Mr. Daniel Patrick Moynihan is doubtless the most articulate exponent of this feeling. As he puts it: “Liberal democracy on the American model increasingly tends to the condition of monarchy in the 19th century: a holdover form of government, one which persists in isolated or peculiar places here and there, and may even serve well enough for special circumstances, but which has simply no relevance to the future. It is where the world was, not where it is going.” But Moynihan is not alone in taking this pessimistic view. The “danger of a philosophical isolation without precedent in American history” is, for example, the theme of an article by another distinguished American academician, Mr. Brzezinski, in the summer issue of Foreign Policy, New York. The title “America In A Hostile World” is by itself revealing of the theme.

Doubtless

There are doubtless American intellectuals like Mr William Bundy, editor of the Foreign Affairs quarterly, who believe that “there are bound to be ebbs and flows (to the tide of democracy), as there surely were in the years from 1715 to 1867 – from Magna Carta to the Second Reform Bill – in the Anglo-Saxon history” and that if the situation regarding the future of democracy appears discouraging “it is surely not so much so as in the 1930s.” There are also other Americans who are alive to the fact that the urge for greater equality has not been able to extinguish the demand for individual freedom either in the communist or the third world.

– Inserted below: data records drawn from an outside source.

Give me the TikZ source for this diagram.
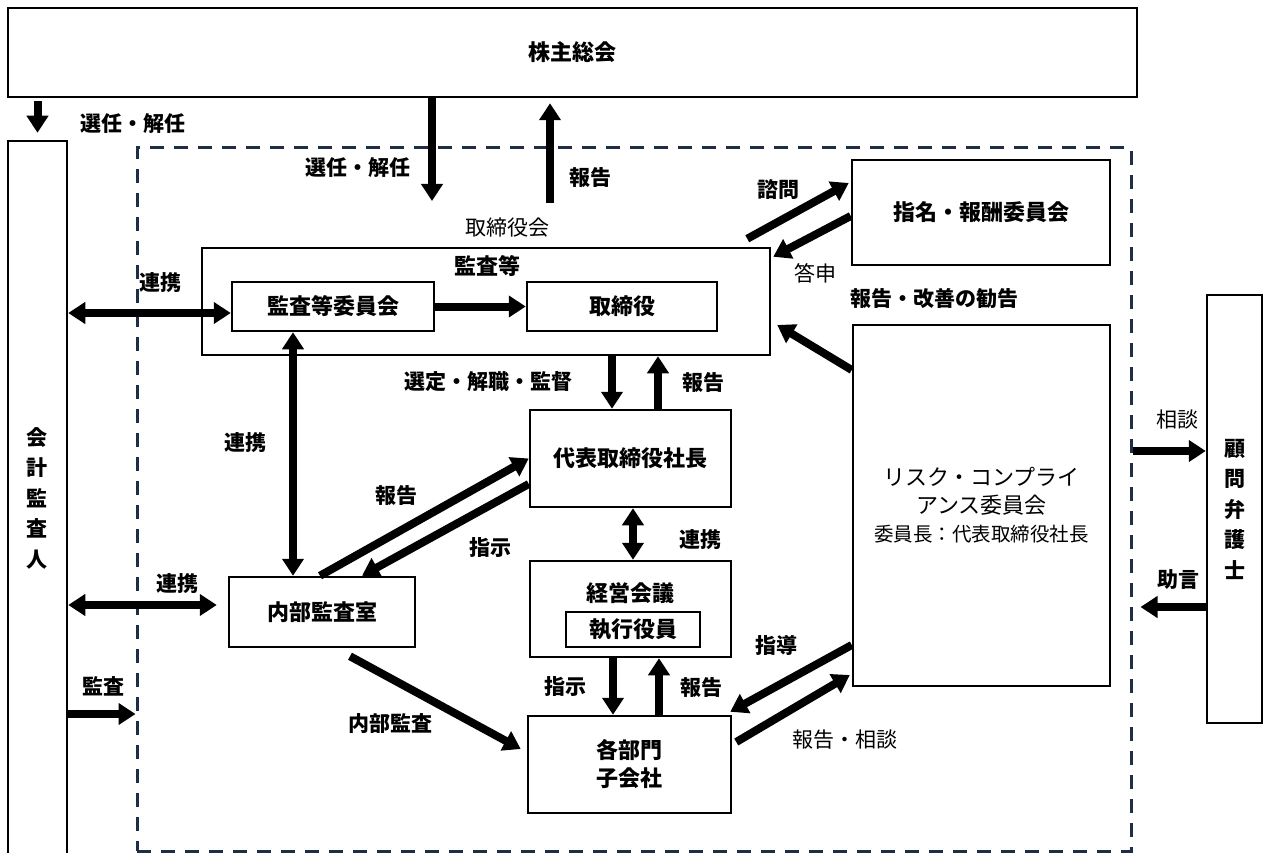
\documentclass[tikz,border=0pt]{standalone}
\usepackage{fontspec}
\setmainfont{Noto Sans CJK JP}
\usetikzlibrary{arrows.meta}
\definecolor{navy}{RGB}{31,45,70}
\newcommand{\fsA}{\fontsize{22}{28}\selectfont\bfseries}
\newcommand{\fsRisk}{\fontsize{22}{28}\selectfont}
\newcommand{\fsL}{\fontsize{21}{26}\selectfont\bfseries}
\newcommand{\fsR}{\fontsize{21}{26}\selectfont}
\newcommand{\fsV}{\fontsize{21}{30.5}\selectfont\bfseries}
\newcommand{\fsS}{\fontsize{19.5}{26}\selectfont}
\begin{document}
\begin{tikzpicture}[x=1pt,y=-1pt,
  box/.style={draw, line width=2.5pt, inner sep=0pt, align=center, font=\fsA},
  lbl/.style={inner sep=0pt, font=\fsL},
  rlbl/.style={inner sep=0pt, font=\fsR},
  arr/.style={line width=8pt, -{Triangle[length=17pt,width=21pt]}},
  darr/.style={line width=8pt, {Triangle[length=17pt,width=21pt]}-{Triangle[length=17pt,width=21pt]}},
  grpbox/.style={draw=navy, line width=3pt, dash pattern=on 14pt off 10pt, inner sep=0pt}]
\clip (0,0) rectangle (1268,853);
\fill[white] (0,0) rectangle (1268,853);

% group (dashed)
\node[grpbox, minimum width=994, minimum height=703] (grp) at (634,499.5) {};

% boxes
\node[box, minimum width=1129, minimum height=89] (kabu) at (572.5,52.5) {株主総会};
\node[box, minimum width=59, minimum height=714, font=\fsV] (kaikei) at (37.5,498) {会\\計\\監\\査\\人};
\node[box, minimum width=568, minimum height=107] (tori) at (486,301.5) {};
\node[rlbl, font=\fsA] (kansalbl) at (487,266) {監査等};
\node[box, minimum width=202, minimum height=49] (kiin) at (333,306.5) {監査等委員会};
\node[box, minimum width=190, minimum height=49] (tsr) at (622,306.5) {取締役};
\node[box, minimum width=201, minimum height=97] (daihyo) at (630.5,458.5) {代表取締役社長};
\node[box, minimum width=186, minimum height=70] (naibu) at (322,612) {内部監査室};
\node[box, minimum width=201, minimum height=96] (keiei) at (630.5,609) {};
\node[rlbl, font=\fsA] (keieilbl) at (630,593) {経営会議};
\node[box, minimum width=134, minimum height=35] (shikko) at (633,629.5) {執行役員};
\node[box, minimum width=203, minimum height=97] (kakubu) at (629.5,764.5) {各部門\\子会社};
\node[box, minimum width=258, minimum height=105] (shimei) at (981,212.5) {指名・報酬委員会};
\node[box, minimum width=257, minimum height=361, font=\fsRisk] (risk) at (981.5,505.5) {リスク・コンプライ\\アンス委員会\\{\fsS 委員長：代表取締役社長}};
\node[box, minimum width=55, minimum height=428, font=\fsV] (komon) at (1234.5,509) {顧\\問\\弁\\護\\士};

% helper coordinates
\coordinate (c2) at (432,201);
\coordinate (c3) at (550,203);
\coordinate (c5) at (0,313);
\coordinate (c6) at (293,0);
\coordinate (c7) at (612,0);
\coordinate (c8) at (658,0);
\coordinate (c11) at (633,0);
\coordinate (c12) at (613,0);
\coordinate (c13) at (659,0);
\coordinate (c15) at (0,605);
\coordinate (c16) at (0,714);
\coordinate (c22) at (0,451);
\coordinate (c23) at (0,607);

% arrows
\draw[arr] ([yshift=-3pt]kabu.south -| kaikei.north) -- ([yshift=7pt]kaikei.north);
\draw[arr] (kabu.south -| c2) -- (c2);
\draw[arr] (c3) -- ([yshift=-5pt]kabu.south -| c3);
\draw[arr] (kiin.east) -- (tsr.west);
\draw[darr] (kaikei.east |- c5) -- (kiin.west |- c5);
\draw[darr] (kiin.south -| c6) -- (naibu.north -| c6);
\draw[arr] (tori.south -| c7) -- (daihyo.north -| c7);
\draw[arr] (daihyo.north -| c8) -- (tori.south -| c8);
\draw[arr] ([xshift=-2pt]naibu.north) -- (daihyo.west);
\draw[arr] ([yshift=-25.5pt]daihyo.west) -- ([xshift=40pt]naibu.north);
\draw[darr] (daihyo.south -| c11) -- (keiei.north -| c11);
\draw[arr] (keiei.south -| c12) -- (kakubu.north -| c12);
\draw[arr] (kakubu.north -| c13) -- (keiei.south -| c13);
\draw[arr] ([xshift=28pt,yshift=-8pt]naibu.south) -- ([xshift=-6pt,yshift=15.5pt]kakubu.west);
\draw[darr] (kaikei.east |- c15) -- ([xshift=-11pt]naibu.west |- c15);
\draw[arr] (kaikei.east |- c16) -- (grp.west |- c16);
\draw[arr] ([xshift=-24pt,yshift=8pt]tori.north east) -- ([xshift=-2pt,yshift=29.5pt]shimei.west);
\draw[arr] ([yshift=-3.5pt]shimei.west) -- ([xshift=2pt,yshift=-10pt]tori.north east);
\draw[arr] ([yshift=135.5pt]risk.west) -- ([xshift=6pt,yshift=-23.5pt]tori.east);
\draw[arr] ([yshift=-139.5pt]risk.west) -- ([xshift=-2pt,yshift=3pt]kakubu.north east);
\draw[arr] ([xshift=4pt,yshift=22.5pt]kakubu.east) -- ([xshift=-2pt,yshift=-169.5pt]risk.west);
\draw[arr] (grp.east |- c22) -- (komon.west |- c22);
\draw[arr] (komon.west |- c23) -- ([xshift=8pt]grp.east |- c23);

% labels
\node[lbl] (l1) at (133,124) {選任・解任};
\node[lbl] (l2) at (358,168) {選任・解任};
\node[lbl] (l3) at (590,178) {報告};
\node[rlbl] (torilbl) at (507,228) {取締役会};
\node[lbl] (l5) at (160,283) {連携};
\node[lbl] (l6) at (245,443) {連携};
\node[lbl] (l7) at (488,382) {選定・解職・監督};
\node[lbl] (l8) at (703,383) {報告};
\node[lbl] (l9) at (396,496) {報告};
\node[lbl] (l10) at (490,548) {指示};
\node[lbl] (l11) at (700,540) {連携};
\node[lbl] (l12) at (565,687) {指示};
\node[lbl] (l13) at (701,688) {報告};
\node[lbl] (l14) at (390,724) {内部監査};
\node[lbl] (l15) at (177,584) {連携};
\node[lbl] (l16) at (103,686) {監査};
\node[lbl] (l17) at (778,190) {諮問};
\node[rlbl] (l18) at (815,273) {答申};
\node[lbl] (l19) at (934,299) {報告・改善の勧告};
\node[lbl] (l20) at (776,645) {指導};
\node[rlbl] (l21) at (845,740) {報告・相談};
\node[rlbl] (l22) at (1177,420) {相談};
\node[lbl] (l23) at (1178,580) {助言};
\end{tikzpicture}
\end{document}
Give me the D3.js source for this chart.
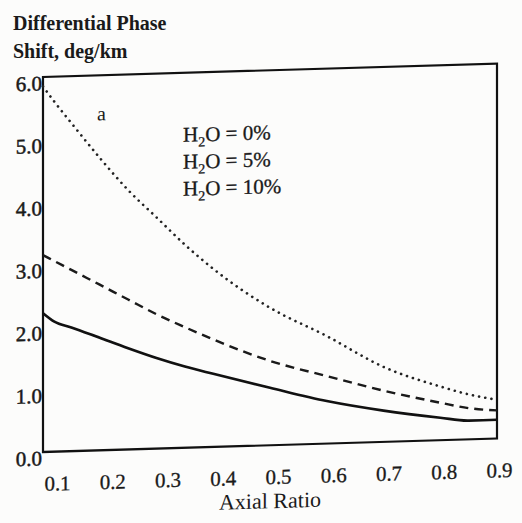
<!DOCTYPE html>
<html>
<head>
<meta charset="utf-8">
<script src="https://cdn.jsdelivr.net/npm/d3@7"></script>
<style>
  html, body { margin: 0; padding: 0; background: #fcfcfb; }
  svg { display: block; }
  text { font-family: "Liberation Serif", "Times New Roman", serif; fill: #1a1a1a; }
</style>
</head>
<body>
<svg id="chart" width="522" height="523"></svg>
<script>
// ---- data ----
const axialRatio = [0.1, 0.12, 0.15, 0.2, 0.25, 0.3, 0.35, 0.4, 0.5, 0.6, 0.7, 0.8, 0.85, 0.9];
const h2o0  = [5.85, 5.6, 5.25, 4.68, 4.15, 3.7, 3.25, 2.85, 2.2, 1.72, 1.2, 0.86, 0.72, 0.62];
const h2o5  = [3.15, 3.05, 2.9, 2.65, 2.4, 2.15, 1.93, 1.72, 1.35, 1.08, 0.82, 0.6, 0.5, 0.45];
const h2o10 = [2.22, 2.08, 1.98, 1.8, 1.62, 1.45, 1.3, 1.17, 0.92, 0.68, 0.5, 0.36, 0.3, 0.3];
const seriesNames = ["H\u2082O = 0%", "H\u2082O = 5%", "H\u2082O = 10%"];
const xTicks = [0.1, 0.2, 0.3, 0.4, 0.5, 0.6, 0.7, 0.8, 0.9];
const yTicks = [0, 1, 2, 3, 4, 5, 6];
const titleLines = ["Differential Phase", "Shift, deg/km"];
const xTitle = "Axial Ratio";
const panelLabel = "a";

// ---- layout ----
const svg = d3.select("#chart");
const x = d3.scaleLinear().domain([0.1, 0.9]).range([43, 497]);
const xLab = d3.scaleLinear().domain([0.1, 0.9]).range([57, 499]);
const y = d3.scaleLinear().domain([0, 6]).range([452, 77]);

// scanned page is slightly sheared
const g = svg.append("g").attr("transform", "translate(43,0) skewY(-1.7) translate(-43,0)");

// frame
g.append("rect")
  .attr("x", x(0.1)).attr("y", y(6))
  .attr("width", x(0.9) - x(0.1)).attr("height", y(0) - y(6))
  .attr("fill", "none").attr("stroke", "#111").attr("stroke-width", 2.2);

// y axis
const yAxis = g.append("g").attr("transform", `translate(${x(0.1)},0)`)
  .call(d3.axisLeft(y).tickValues(yTicks).tickSize(0).tickPadding(1).tickFormat(d3.format(".1f")));
yAxis.select(".domain").remove();
yAxis.selectAll("text").attr("dy", "0.62em")
  .style("font-family", '"Liberation Serif", serif').style("font-size", "21px")
  .attr("fill", "#1a1a1a").attr("stroke", "#1a1a1a").attr("stroke-width", 0.5);

// x axis labels
const xAxis = g.append("g").attr("transform", `translate(0,${y(0)})`)
  .call(d3.axisBottom(xLab).tickValues(xTicks).tickSize(0).tickPadding(24).tickFormat(d3.format(".1f")));
xAxis.select(".domain").remove();
xAxis.selectAll("text")
  .style("font-family", '"Liberation Serif", serif').style("font-size", "21px")
  .attr("fill", "#1a1a1a").attr("stroke", "#1a1a1a").attr("stroke-width", 0.3);

// curves
const line = d3.line().x(d => x(d[0])).y(d => y(d[1])).curve(d3.curveMonotoneX);
const mk = vals => axialRatio.map((a, i) => [a, vals[i]]);

g.append("path").datum(mk(h2o0)).attr("d", line)
  .attr("fill", "none").attr("stroke", "#222").attr("stroke-width", 2.6)
  .attr("stroke-linecap", "round").attr("stroke-dasharray", "0.1,6.2");
g.append("path").datum(mk(h2o5)).attr("d", line)
  .attr("fill", "none").attr("stroke", "#1a1a1a").attr("stroke-width", 2.4)
  .attr("stroke-dasharray", "9,6");
g.append("path").datum(mk(h2o10)).attr("d", line)
  .attr("fill", "none").attr("stroke", "#111").attr("stroke-width", 2.6);

// panel label and legend text
g.append("text").attr("x", 97).attr("y", 122).style("font-size", "20px").text(panelLabel);
const legend = g.append("g");
seriesNames.forEach((s, i) => {
  const t = legend.append("text").attr("x", 183).attr("y", 146 + i * 27)
    .style("font-size", "21px").attr("stroke", "#1a1a1a").attr("stroke-width", 0.3);
  t.append("tspan").text("H");
  t.append("tspan").attr("dy", 5).style("font-size", "14px").text("2");
  t.append("tspan").attr("dy", -5).text("O = " + s.split("= ")[1]);
});

// x title
g.append("text").attr("x", 270).attr("y", 515).attr("text-anchor", "middle")
  .style("font-size", "22px").text(xTitle);

// y title (top-left)
svg.selectAll(".ytitle").data(titleLines).enter().append("text")
  .attr("class", "ytitle")
  .attr("x", 13).attr("y", (d, i) => 30 + i * 28)
  .style("font-size", "20px").style("font-weight", "bold").text(d => d);
</script>
</body>
</html>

But right now the voice of the pessimists is dominant in the United States perhaps because it accords better with the popular mood. This will doubtless change if the process of recovery, economic and psychological, continues. America’s may not be institutions towards which, to quote Lord Bryce in The American Commonwealth, “as if by law of fate, the rest of civilized mankind are forced to move.” But they will continue to inspire and influence man in his endless journey towards freedom.